The government originally owned all the land. It sold it to settlers under its patent. They hold it on condition of paying such rates and levies as the government may demand. Then when we pay whatever tax is asked of us, we only give to it its due, as we would pay any other debt due. And for this reason Paul says, “we shall do it for conscience’ sake.” Every honest man makes conscience of withholding anything which is due to another, and so every true christian makes conscience of returning his property fairly and faithfully to the officers of the government, and punctually paying what it requires of him with as little right to ask or inquire what use they design making of it, as they have to ask what use the person proposes to make of the money he has borrowed of us. There is therefore a very great difference between what we pay voluntarily, or without sanction of law, and what we pay on demand of the powers.

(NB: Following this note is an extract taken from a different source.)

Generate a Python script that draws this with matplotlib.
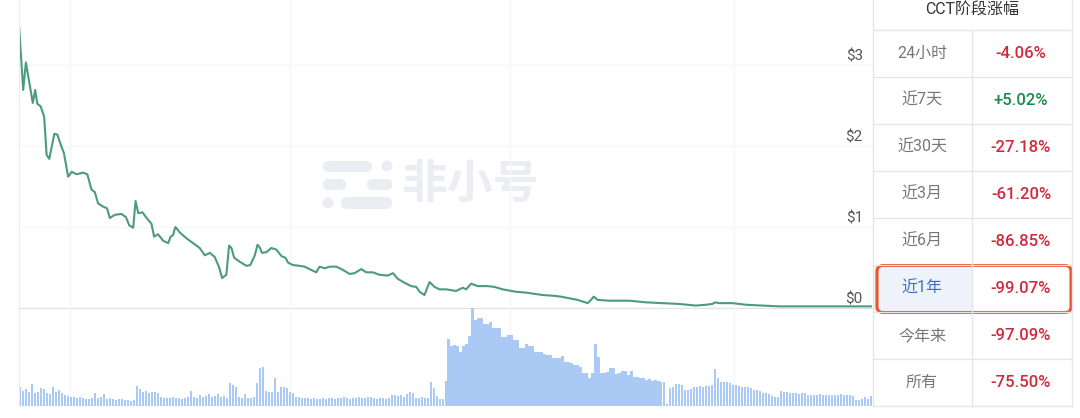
import numpy as np
import matplotlib
matplotlib.use("Agg")
import matplotlib.pyplot as plt
from matplotlib.patches import Rectangle, FancyBboxPatch, Circle
from matplotlib.transforms import blended_transform_factory

plt.rcParams['font.family'] = ['Roboto', 'Noto Sans CJK SC', 'DejaVu Sans']

# price line (x = period index, y = USD)
price_day = [0, 1.4, 2.3, 4.6, 5.4, 6.1, 7.2, 8.4, 9.2, 10.1, 11.8, 12.8, 13.7, 15, 16.4, 17.6,
             19.2, 21.4, 22.8, 24.2, 25.3, 26.4, 28.1, 29.4, 30.3, 32, 34.2, 35.7, 36.8, 38.1,
             38.9, 39.8, 41.2, 42.6, 44.2, 45.1, 46.4, 48.1, 49.8, 50.6, 51.4, 52.2, 53.7, 55.9,
             58.1, 60.3, 62, 63.7, 65.3, 66.7, 67.8, 69.2, 70.1, 70.9, 71.8, 73.7, 75.9, 77.2,
             78.7, 79.6, 80.3, 81.1, 82.6, 84.2, 85.9, 87.6, 88.9, 89.8, 91.4, 93.7, 95.3, 97,
             99.2, 100.3, 102, 103.7, 105.9, 108.1, 110.3, 112, 114.2, 115.9, 118.1, 120.3, 123.1,
             124.8, 126.4, 128.7, 130.9, 132.6, 133.7, 135.3, 137, 138.7, 140.3, 142.6, 145.9,
             148.1, 149.2, 150.9, 153.1, 156.4, 158.7, 161.4, 165.9, 169.2, 174.8, 178.7, 180.9,
             183.7, 186.4, 189.8, 190.9, 191.8, 193.1, 197, 203.7, 209.2, 214.8, 220.3, 225.9,
             229.2, 231.4, 232.3, 233.7, 238.1, 242.6, 248.1, 253.7, 259.2, 264.8, 270.3, 275.9,
             284.3]
price_usd = [3.49, 2.69, 3.03, 2.53, 2.69, 2.52, 2.49, 2.36, 1.89, 1.84, 2.15, 2.14, 2.04, 1.91,
             1.62, 1.68, 1.65, 1.67, 1.65, 1.46, 1.43, 1.29, 1.25, 1.23, 1.11, 1.15, 1.16, 1.12,
             1.02, 0.99, 1.32, 1.17, 1.18, 1.11, 1.04, 0.88, 0.91, 0.83, 0.80, 0.88, 0.90, 1.00,
             0.93, 0.86, 0.80, 0.74, 0.65, 0.68, 0.63, 0.51, 0.37, 0.41, 0.77, 0.74, 0.62, 0.57,
             0.52, 0.53, 0.65, 0.78, 0.75, 0.68, 0.69, 0.74, 0.72, 0.64, 0.62, 0.56, 0.53, 0.52,
             0.51, 0.48, 0.44, 0.51, 0.49, 0.51, 0.51, 0.47, 0.42, 0.43, 0.48, 0.44, 0.44, 0.41,
             0.40, 0.43, 0.36, 0.31, 0.27, 0.26, 0.20, 0.16, 0.32, 0.26, 0.23, 0.23, 0.21, 0.25,
             0.23, 0.30, 0.27, 0.27, 0.26, 0.23, 0.20, 0.19, 0.16, 0.15, 0.14, 0.12, 0.10, 0.06,
             0.10, 0.14, 0.10, 0.09, 0.09, 0.07, 0.06, 0.05, 0.03, 0.04, 0.05, 0.07, 0.06, 0.06,
             0.04, 0.03, 0.02, 0.02, 0.02, 0.02, 0.02, 0.02]

# trading volume per period (relative units)
volume = [19, 15, 17, 14, 22, 13, 14, 18, 17, 13, 12, 19, 14, 16,
          13, 11, 10, 9, 9, 8, 9, 8,
          7, 7, 8, 13, 8, 9, 12,
          7, 8, 7, 6, 7, 7, 6, 6, 5, 6, 20,
          17, 14, 15, 13, 14, 14, 13,
          9, 8, 8, 8, 9, 8, 8, 7, 8, 9, 15,
          9, 8, 11, 9, 10, 12, 9,
          10, 12, 9, 10, 8, 23, 21, 19,
          9, 8, 12, 8, 8, 9, 23, 38, 39,
          15, 14, 14, 28, 14, 19, 19, 18, 14, 13,
          9, 9, 8, 8,
          8, 7, 8, 7, 7, 8, 7, 8, 8, 7, 8, 8, 9, 8,
          7, 8, 8, 9, 8, 8, 9, 9, 8, 7, 8, 8, 7, 8,
          11, 11, 10, 11, 9, 12, 14, 13, 8, 8, 9, 8, 8,
          24, 18, 10, 7, 7, 25, 67,
          60, 61, 60, 54, 60, 62, 70, 98, 86, 88, 88,
          82, 82, 84, 78, 78, 78, 69, 69, 71, 71, 66, 66,
          58, 58, 62, 60, 60, 54, 54, 54, 52, 51, 51, 48, 48,
          48, 50, 44, 44, 43, 41, 41, 39, 33, 33, 28, 33, 62, 49,
          33, 33, 34, 38, 38, 32, 33, 35, 35, 31, 35, 29, 29, 28,
          28, 26, 27, 25, 26, 25, 24, 24, 2,
          18, 19, 22, 22, 21, 16, 16, 17, 19, 19, 20, 19, 20, 20, 21,
          37, 28, 24, 24, 24, 23, 21, 21, 20, 19, 19, 19, 18,
          16, 16, 15, 13, 13, 12, 10, 9, 9, 15, 14, 14,
          13, 13, 13, 12, 13, 13,
          11, 11, 11, 11, 12, 11, 11, 11,
          11, 11, 11, 12, 11, 11, 11, 10,
          6, 6, 7, 9, 7, 10]

price_ticks = [0, 1, 2, 3]
price_tick_labels = ['$0', '$1', '$2', '$3']
month_ticks = [17, 90.3, 164, 238.7]

table_title = 'CCT阶段涨幅'
period_labels = ['24小时', '近7天', '近30天', '近3月', '近6月', '近1年', '今年来', '所有']
period_changes = [-4.06, 5.02, -27.18, -61.20, -86.85, -99.07, -97.09, -75.50]
highlight = '近1年'

W, H = 1080, 418
fig = plt.figure(figsize=(W / 100, H / 100), dpi=100)


def px_axes(x0, y0, x1, y1, **kw):
    return fig.add_axes([x0 / W, 1 - y1 / H, (x1 - x0) / W, (y1 - y0) / H], **kw)


# background layer with the watermark
bg = px_axes(0, 0, W, H, zorder=0)
bg.set_xlim(0, W)
bg.set_ylim(H, 0)
bg.axis('off')
wm = '#eaedf1'
for x0, y0, x1, y1 in [(323, 161, 372, 172), (323, 179, 346, 190), (367, 179, 392, 190), (341, 197, 392, 209)]:
    h = y1 - y0
    bg.add_patch(FancyBboxPatch((x0, y0), x1 - x0, h, boxstyle=f'round,pad=0,rounding_size={h / 2}',
                                fc=wm, ec='none'))
bg.add_patch(Circle((387, 166), 5.5, fc=wm, ec='none'))
bg.add_patch(Circle((328, 203), 5.5, fc=wm, ec='none'))
bg.text(471, 186, '非小号', fontsize=33, fontweight='bold', color=wm, ha='center', va='center',
        family='Noto Sans CJK SC')

# price panel
ax = px_axes(19, 0, 873, 308, zorder=2)
ax.set_facecolor('none')
ax.plot(price_day, price_usd, color='#4c9b7d', lw=1.5, solid_joinstyle='round')
ax.set_xlim(0, len(volume))
ax.set_ylim(0, 3.8)
ax.set_yticks(price_ticks)
ax.set_xticks(month_ticks)
ax.grid(color='#f6f6f6', lw=1)
ax.tick_params(length=0, labelleft=False, labelbottom=False)
for s in ['top', 'right']:
    ax.spines[s].set_visible(False)
ax.spines['left'].set_color('#ebebeb')
ax.spines['bottom'].set_color('#e2e2e2')
tr = blended_transform_factory(ax.transAxes, ax.transData)
for v, lab in zip(price_ticks, price_tick_labels):
    ax.text(0.988, v + 0.02, lab, transform=tr, ha='right', va='bottom', fontsize=11, color='#555555')

# volume panel
vax = px_axes(19, 308, 873, 406, zorder=2)
vax.set_facecolor('none')
vax.bar(np.arange(len(volume)), volume, width=0.75, align='edge', color='#aac9f5', lw=0)
vax.set_xlim(0, len(volume))
vax.set_ylim(0, 98)
vax.set_xticks(month_ticks)
vax.set_yticks([])
vax.grid(axis='x', color='#f6f6f6', lw=1)
vax.set_axisbelow(True)
vax.tick_params(length=0, labelbottom=False)
for s in ['top', 'right', 'bottom']:
    vax.spines[s].set_visible(False)
vax.spines['left'].set_color('#ebebeb')

# table of period changes
tax = px_axes(872, 0, 1073, 406, zorder=3)
tax.set_xlim(0, 201)
tax.set_ylim(406, 0)
tax.axis('off')
line_c = '#e6e6e6'
row_h = 47
top = 30
hi = period_labels.index(highlight)
tax.add_patch(Rectangle((0.5, top + hi * row_h), 99, row_h, fc='#eef3fb', ec='none'))
tax.plot([0.5, 0.5], [0, 406], color=line_c, lw=1, clip_on=False)
tax.plot([200, 200], [0, 406], color=line_c, lw=1, clip_on=False)
tax.plot([99.5, 99.5], [top, 406], color=line_c, lw=1, clip_on=False)
for k in range(len(period_labels) + 1):
    y = top + k * row_h
    tax.plot([0.5, 200], [y, y], color=line_c, lw=1, clip_on=False)

tax.text(100, 10, table_title, ha='center', va='center', fontsize=11.5, color='#333333')
for k, (lab, val) in enumerate(zip(period_labels, period_changes)):
    yc = top + k * row_h + row_h / 2
    lab_c = '#3b6fc4' if lab == highlight else '#777777'
    tax.text(50, yc, lab, ha='center', va='center', fontsize=11.5, color=lab_c)
    val_c = '#1c8a4a' if val > 0 else '#cf2a3e'
    tax.text(149, yc, f'{val:+.2f}%', ha='center', va='center', fontsize=12,
             fontweight='medium', color=val_c)

tax.add_patch(FancyBboxPatch((5, top + hi * row_h + 0.5), 194, row_h, boxstyle='round,pad=0,rounding_size=6',
                             fc='none', ec='#e8542a', lw=2.2, clip_on=False))

fig.savefig('out.png', dpi=100)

If a person comes to me and solicits a donation as a bounty to induce men to volunteer in the army, or to equip men to go and fight, by giving it I give a testimony that I have an interest in, and desire the cause to progress, when at the same time I do not know that I am not arming men to fight against what God designs to do. But if I owe a man a sum of money as a debt, and he comes and demands it, and tells me he intends it to arm and equip himself to go to war, I have no right to withhold payment, it is his own, and he has a right to do with it as he pleases. I would make no difference between paying a man to go to war, or going myself.
(You can add this to the long list of arguments of whether or not a tax is a variety of legitimate debt.)
And that takes us up through the end of the American Civil War, where I’ve stopped for now.